Problem statement:
Below are some entries. Work out how many of their lines hold the word "this", and write that number alone.

Listed records:
....

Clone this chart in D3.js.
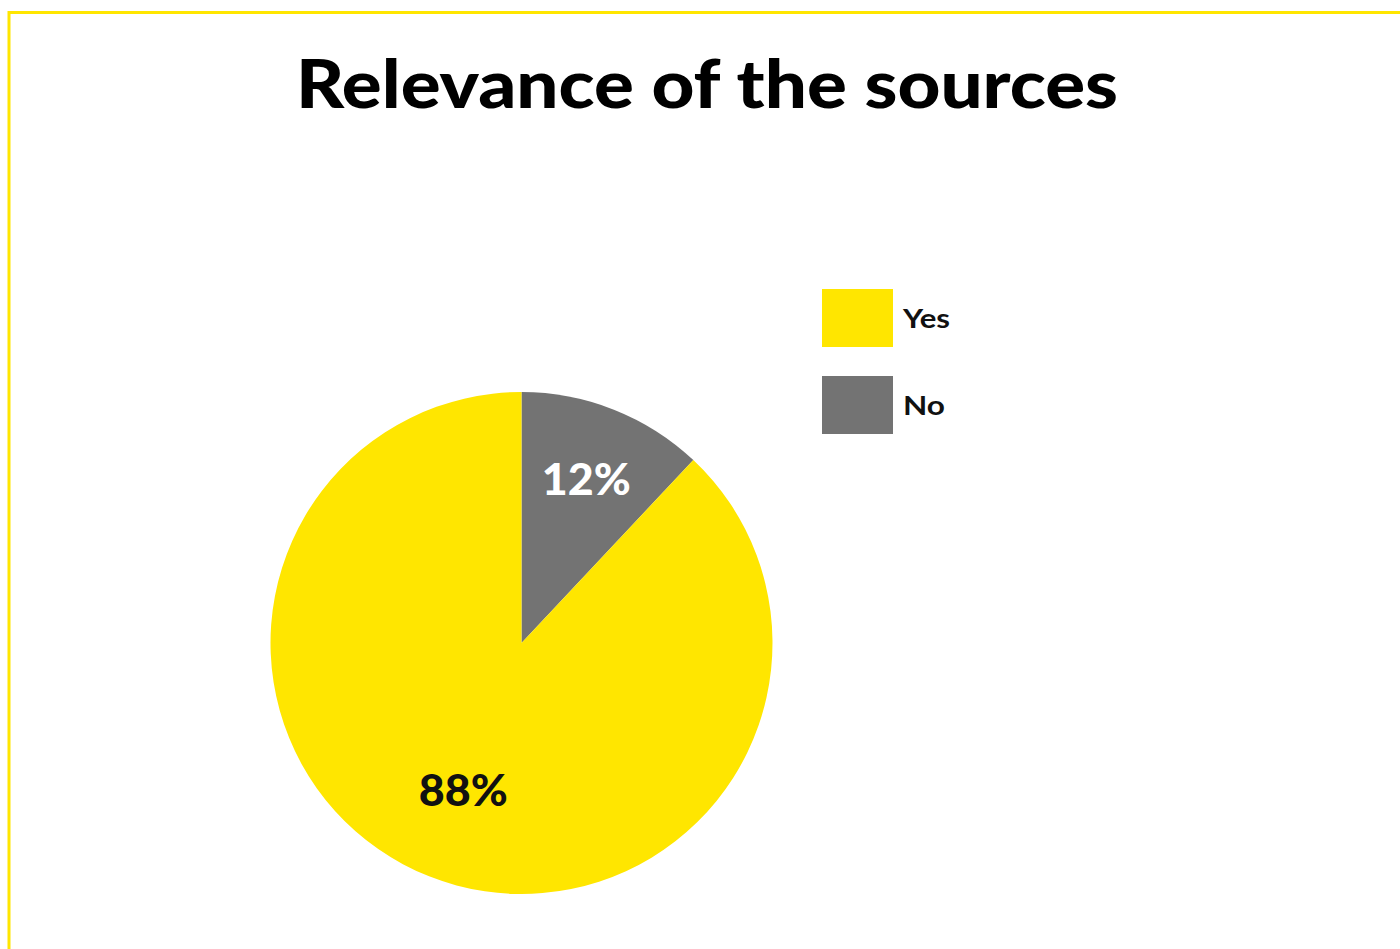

....

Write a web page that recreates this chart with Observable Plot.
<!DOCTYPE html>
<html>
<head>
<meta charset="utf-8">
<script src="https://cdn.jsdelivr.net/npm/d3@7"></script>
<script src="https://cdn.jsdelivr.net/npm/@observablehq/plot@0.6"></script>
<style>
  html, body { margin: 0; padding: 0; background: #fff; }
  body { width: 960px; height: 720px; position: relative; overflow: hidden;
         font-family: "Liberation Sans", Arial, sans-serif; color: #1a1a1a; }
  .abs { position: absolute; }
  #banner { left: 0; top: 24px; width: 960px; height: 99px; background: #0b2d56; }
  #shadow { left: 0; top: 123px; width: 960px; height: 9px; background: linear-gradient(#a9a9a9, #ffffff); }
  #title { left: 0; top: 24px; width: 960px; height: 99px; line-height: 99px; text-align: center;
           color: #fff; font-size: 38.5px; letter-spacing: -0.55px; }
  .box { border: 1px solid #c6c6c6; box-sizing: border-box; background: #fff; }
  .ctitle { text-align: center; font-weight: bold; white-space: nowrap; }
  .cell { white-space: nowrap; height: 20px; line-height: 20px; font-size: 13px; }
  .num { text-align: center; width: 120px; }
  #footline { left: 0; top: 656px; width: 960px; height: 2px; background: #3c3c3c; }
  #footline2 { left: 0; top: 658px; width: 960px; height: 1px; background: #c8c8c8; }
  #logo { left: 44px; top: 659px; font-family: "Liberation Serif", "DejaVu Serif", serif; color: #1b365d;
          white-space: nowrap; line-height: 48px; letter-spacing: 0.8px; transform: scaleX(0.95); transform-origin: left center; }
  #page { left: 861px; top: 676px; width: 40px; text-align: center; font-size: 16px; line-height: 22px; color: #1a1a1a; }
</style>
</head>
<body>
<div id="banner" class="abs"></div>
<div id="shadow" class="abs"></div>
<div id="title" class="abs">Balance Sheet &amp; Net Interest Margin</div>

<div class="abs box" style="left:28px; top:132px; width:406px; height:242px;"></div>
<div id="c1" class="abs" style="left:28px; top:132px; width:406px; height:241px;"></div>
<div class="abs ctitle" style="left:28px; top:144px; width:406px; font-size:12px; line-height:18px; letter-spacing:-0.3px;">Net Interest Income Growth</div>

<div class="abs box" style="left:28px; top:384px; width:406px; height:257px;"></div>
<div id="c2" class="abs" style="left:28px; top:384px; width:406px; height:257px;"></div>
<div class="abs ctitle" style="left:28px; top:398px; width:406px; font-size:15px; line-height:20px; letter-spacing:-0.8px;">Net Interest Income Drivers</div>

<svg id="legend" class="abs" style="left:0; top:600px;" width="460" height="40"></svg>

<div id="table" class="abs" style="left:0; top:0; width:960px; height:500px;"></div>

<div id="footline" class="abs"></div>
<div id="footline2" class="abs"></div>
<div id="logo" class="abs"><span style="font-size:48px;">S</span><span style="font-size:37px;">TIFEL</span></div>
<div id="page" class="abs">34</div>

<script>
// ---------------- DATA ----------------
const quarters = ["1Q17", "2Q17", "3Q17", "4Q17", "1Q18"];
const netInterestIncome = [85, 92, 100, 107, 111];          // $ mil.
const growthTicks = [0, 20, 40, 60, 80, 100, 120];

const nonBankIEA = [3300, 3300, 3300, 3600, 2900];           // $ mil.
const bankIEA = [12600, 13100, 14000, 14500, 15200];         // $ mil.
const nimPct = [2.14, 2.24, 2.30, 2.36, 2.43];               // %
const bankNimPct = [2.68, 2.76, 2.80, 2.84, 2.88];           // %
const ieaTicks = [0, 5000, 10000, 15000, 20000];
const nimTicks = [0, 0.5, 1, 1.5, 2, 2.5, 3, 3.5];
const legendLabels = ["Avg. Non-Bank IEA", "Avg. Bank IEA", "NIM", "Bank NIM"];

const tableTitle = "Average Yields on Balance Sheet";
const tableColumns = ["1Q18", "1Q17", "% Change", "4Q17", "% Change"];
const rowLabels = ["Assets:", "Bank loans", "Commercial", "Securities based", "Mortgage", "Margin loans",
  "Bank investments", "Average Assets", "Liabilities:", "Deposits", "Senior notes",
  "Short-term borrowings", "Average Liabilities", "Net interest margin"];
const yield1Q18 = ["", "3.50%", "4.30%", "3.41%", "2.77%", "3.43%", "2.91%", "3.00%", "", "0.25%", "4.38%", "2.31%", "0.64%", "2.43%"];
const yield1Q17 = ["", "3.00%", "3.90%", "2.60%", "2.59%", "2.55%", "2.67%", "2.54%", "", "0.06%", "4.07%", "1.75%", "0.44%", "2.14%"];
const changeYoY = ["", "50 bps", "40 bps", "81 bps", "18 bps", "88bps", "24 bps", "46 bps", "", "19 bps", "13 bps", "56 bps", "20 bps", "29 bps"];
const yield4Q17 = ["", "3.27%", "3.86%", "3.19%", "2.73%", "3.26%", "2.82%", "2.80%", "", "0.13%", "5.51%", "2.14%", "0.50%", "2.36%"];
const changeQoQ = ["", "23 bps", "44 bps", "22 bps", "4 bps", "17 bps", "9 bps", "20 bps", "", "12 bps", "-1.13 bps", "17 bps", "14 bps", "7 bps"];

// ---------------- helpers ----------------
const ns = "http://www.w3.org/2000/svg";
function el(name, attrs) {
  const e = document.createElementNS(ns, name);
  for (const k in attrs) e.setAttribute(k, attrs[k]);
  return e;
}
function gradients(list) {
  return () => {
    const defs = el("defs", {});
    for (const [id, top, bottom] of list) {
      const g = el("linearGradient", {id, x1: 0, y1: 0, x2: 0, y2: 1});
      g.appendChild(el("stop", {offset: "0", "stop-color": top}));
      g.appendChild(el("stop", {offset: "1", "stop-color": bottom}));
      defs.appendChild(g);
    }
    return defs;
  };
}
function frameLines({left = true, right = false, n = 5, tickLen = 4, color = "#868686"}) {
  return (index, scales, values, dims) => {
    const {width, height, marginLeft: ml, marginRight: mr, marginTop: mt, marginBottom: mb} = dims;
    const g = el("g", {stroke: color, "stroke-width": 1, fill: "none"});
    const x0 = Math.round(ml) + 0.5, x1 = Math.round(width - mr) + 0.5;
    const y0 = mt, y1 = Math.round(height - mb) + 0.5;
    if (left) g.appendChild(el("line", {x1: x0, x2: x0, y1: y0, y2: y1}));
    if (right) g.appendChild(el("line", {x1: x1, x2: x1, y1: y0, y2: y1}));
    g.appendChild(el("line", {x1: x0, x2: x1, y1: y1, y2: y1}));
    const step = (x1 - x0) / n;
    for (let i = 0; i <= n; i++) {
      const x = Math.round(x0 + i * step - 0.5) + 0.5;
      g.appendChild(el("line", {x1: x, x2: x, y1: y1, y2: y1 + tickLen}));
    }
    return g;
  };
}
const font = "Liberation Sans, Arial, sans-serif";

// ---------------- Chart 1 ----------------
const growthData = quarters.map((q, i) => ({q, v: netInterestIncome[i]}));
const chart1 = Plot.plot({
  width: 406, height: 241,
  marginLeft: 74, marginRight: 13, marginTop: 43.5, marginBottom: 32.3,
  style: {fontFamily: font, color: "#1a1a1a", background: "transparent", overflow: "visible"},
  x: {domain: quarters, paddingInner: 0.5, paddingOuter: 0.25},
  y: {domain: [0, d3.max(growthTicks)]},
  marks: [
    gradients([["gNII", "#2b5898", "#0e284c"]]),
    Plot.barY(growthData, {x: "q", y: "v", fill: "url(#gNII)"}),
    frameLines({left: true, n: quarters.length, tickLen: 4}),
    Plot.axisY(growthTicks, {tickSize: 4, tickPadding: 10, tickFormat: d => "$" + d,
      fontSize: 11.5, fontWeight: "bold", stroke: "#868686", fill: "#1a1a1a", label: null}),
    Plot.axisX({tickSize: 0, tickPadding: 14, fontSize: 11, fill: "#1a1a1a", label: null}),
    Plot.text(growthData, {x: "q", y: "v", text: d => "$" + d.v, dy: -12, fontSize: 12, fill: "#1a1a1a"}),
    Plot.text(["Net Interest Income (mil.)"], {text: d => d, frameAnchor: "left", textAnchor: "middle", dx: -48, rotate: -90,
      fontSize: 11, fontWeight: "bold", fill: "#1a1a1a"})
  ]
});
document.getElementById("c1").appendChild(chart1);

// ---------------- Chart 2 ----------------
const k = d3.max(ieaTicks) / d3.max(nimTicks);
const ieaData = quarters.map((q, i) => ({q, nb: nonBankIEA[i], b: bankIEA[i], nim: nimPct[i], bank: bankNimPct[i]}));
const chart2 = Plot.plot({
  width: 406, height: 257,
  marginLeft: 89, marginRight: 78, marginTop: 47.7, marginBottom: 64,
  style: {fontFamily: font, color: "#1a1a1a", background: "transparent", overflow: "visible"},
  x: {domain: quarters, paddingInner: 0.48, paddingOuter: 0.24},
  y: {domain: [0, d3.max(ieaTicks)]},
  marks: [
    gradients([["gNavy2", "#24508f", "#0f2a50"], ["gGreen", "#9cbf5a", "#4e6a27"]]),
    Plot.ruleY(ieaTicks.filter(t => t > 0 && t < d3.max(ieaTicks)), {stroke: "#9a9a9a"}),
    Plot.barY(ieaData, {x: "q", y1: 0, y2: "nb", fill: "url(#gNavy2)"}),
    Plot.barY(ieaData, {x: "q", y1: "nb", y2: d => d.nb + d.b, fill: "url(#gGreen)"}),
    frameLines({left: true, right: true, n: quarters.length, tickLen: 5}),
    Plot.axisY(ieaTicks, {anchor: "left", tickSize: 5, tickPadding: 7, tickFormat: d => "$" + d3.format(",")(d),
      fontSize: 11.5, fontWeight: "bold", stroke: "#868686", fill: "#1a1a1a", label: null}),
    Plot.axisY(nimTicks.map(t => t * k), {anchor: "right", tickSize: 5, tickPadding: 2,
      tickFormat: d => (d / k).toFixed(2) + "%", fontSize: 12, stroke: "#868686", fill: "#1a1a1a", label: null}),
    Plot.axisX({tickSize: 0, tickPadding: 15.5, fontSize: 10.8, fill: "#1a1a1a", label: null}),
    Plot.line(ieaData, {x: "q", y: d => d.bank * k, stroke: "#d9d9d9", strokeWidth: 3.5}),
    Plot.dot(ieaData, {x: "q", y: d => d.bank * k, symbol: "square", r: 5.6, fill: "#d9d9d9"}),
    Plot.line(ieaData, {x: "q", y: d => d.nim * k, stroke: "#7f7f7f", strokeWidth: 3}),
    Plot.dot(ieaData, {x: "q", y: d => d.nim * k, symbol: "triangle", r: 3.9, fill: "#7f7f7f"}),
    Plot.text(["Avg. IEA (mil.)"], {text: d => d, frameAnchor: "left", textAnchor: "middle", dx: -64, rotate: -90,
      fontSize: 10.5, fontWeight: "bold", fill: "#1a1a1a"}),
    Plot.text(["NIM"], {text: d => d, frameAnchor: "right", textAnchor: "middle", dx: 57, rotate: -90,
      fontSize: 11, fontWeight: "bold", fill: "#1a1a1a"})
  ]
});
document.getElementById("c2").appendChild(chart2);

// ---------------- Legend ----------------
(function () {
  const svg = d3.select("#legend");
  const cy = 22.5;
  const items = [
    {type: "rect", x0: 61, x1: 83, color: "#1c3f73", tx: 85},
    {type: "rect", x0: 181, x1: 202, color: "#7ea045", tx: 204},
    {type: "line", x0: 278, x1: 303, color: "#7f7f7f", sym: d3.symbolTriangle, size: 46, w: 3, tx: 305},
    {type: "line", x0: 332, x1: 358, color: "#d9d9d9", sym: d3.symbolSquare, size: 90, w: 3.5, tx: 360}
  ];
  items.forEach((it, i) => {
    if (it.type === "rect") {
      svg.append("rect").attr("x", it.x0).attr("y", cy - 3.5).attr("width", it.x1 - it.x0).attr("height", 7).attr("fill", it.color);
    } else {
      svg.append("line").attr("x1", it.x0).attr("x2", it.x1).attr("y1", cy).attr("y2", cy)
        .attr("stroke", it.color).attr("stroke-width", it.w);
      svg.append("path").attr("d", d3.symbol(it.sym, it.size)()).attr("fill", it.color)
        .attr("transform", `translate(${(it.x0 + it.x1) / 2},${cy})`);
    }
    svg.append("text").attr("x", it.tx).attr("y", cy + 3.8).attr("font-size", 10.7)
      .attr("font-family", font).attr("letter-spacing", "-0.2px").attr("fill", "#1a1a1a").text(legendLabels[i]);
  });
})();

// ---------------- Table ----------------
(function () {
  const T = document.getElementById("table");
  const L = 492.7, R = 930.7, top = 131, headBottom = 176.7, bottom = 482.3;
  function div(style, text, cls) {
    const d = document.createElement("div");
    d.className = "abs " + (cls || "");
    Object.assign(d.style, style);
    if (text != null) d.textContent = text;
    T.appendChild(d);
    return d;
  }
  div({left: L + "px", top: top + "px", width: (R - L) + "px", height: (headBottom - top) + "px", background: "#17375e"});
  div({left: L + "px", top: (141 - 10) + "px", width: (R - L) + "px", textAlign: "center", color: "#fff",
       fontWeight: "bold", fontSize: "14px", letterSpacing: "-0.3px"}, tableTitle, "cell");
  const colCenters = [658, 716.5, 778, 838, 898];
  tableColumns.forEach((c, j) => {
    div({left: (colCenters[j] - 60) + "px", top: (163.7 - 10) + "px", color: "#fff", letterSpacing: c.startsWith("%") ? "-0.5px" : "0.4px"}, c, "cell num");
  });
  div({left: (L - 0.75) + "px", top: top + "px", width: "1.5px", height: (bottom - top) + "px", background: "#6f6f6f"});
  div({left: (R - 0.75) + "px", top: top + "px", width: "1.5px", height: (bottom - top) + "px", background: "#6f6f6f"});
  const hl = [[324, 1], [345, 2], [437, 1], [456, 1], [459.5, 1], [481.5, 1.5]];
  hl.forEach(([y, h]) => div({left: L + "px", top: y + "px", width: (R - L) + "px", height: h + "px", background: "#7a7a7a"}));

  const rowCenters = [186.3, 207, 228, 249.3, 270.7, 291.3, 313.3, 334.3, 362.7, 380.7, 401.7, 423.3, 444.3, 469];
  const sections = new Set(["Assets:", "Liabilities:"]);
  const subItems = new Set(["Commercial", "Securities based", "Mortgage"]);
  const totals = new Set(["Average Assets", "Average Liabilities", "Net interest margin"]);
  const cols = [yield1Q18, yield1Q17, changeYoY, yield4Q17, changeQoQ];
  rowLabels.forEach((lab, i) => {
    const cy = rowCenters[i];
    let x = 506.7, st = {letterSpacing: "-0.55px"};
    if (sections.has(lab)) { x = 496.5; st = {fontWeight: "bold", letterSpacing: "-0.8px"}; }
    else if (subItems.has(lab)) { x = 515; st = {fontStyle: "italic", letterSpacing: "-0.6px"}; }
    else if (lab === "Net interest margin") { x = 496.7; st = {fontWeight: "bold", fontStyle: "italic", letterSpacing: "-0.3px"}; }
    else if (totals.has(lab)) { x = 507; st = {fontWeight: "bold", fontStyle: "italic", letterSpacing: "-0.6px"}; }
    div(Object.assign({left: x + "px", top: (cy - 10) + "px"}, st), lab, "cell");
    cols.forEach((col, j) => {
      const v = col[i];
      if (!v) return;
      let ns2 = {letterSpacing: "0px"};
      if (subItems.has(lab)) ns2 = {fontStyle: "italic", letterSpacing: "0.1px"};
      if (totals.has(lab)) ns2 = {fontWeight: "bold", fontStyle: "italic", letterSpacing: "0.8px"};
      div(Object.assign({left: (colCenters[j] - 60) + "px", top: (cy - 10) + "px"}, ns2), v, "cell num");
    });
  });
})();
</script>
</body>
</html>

....

Result of the task:
2